İslam âlimlerinin en büyüklerinden Seyyid Abdülhakim-i Arvasi “kuddise sirruh” hazretleri, bir gün sevdiği bazı gençlere;
- İki Müslüman bir araya gelir de, Allah’tan ve Peygamberden bahsetmezlerse, Allah, o ikisine lanet eder, buyurdu.
Ve ekledi:
- Hadis-i şerifte böyle bildiriliyor.
Sordular:
- Lanet eder ne demek efendim?
- Yani rahmet-i ilahiden mahrum kalır, demektir. Halbuki büyüklerimiz; (Allah dostlarından bahsedilen yere rahmet iner) buyuruyor.
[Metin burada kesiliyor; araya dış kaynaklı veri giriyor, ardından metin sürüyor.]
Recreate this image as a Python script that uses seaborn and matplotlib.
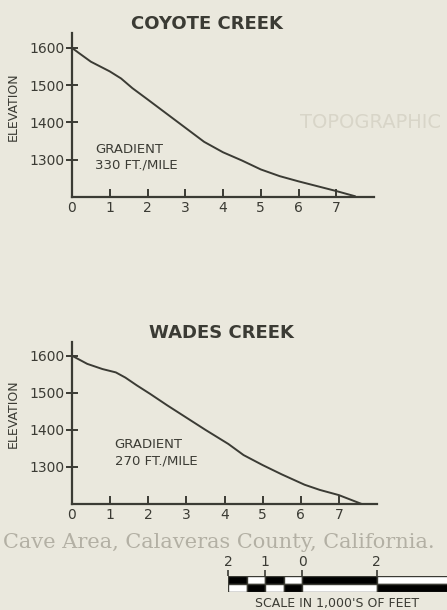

- Bize ne tavsiye edersiniz efendim?
- Bir araya geldiğinizde, açın kitap okuyun. Bir iki mesele öğrenin. Büyüklerin kitabını okuyunca, hem bir şeyler öğrenirsiniz, hem de kalbiniz temizlenir.
Hakkı batıldan ayırmak
Bir gün de sevdiklerine;
- Kardeşlerim, öyle büyük şereflere, öyle büyük nimetlere kavuştuk ki, bunu, ancak ahirette anlayacağız, buyurdu.
Sordular:
- O nimetler nedir efendim?
- Bu, hakkı batıldan ayırmaktır ki, herkese nasip olmaz. Nasip olmuşsa, çok büyük nimete kavuşulmuş demektir.
Ve ilave etti:
- Peygamberimiz “aleyhisselam”, biz ümmetine bunu öğretmek için; (Yâ Rabbi, bana hakkı hak göster, batılı da batıl göster) diye dua ederlermiş.
Şöyle özetledi:
- Dünyada en zor iş, hak nedir, batıl nedir, onu ayırabilmektir.
Edeb, müminin ziynetidir
Bir gün de Edeb’ten sordular bu mübarek zata.
Cevaben;
- Edeb ve hayâ, Müslümanın ziynetidir, buyurdu. Edebi olmayan, Allahü teâlânın sevgisine kavuşamaz.
Sordular:
- Edebin tarifi nedir efendim?
- Edeb, büyüklerin emrine Peki demektir.
- Yani söz dinlemek mi efendim?
- Evet. Söz dinlemeyenin edebli olmasından bahsedilemez.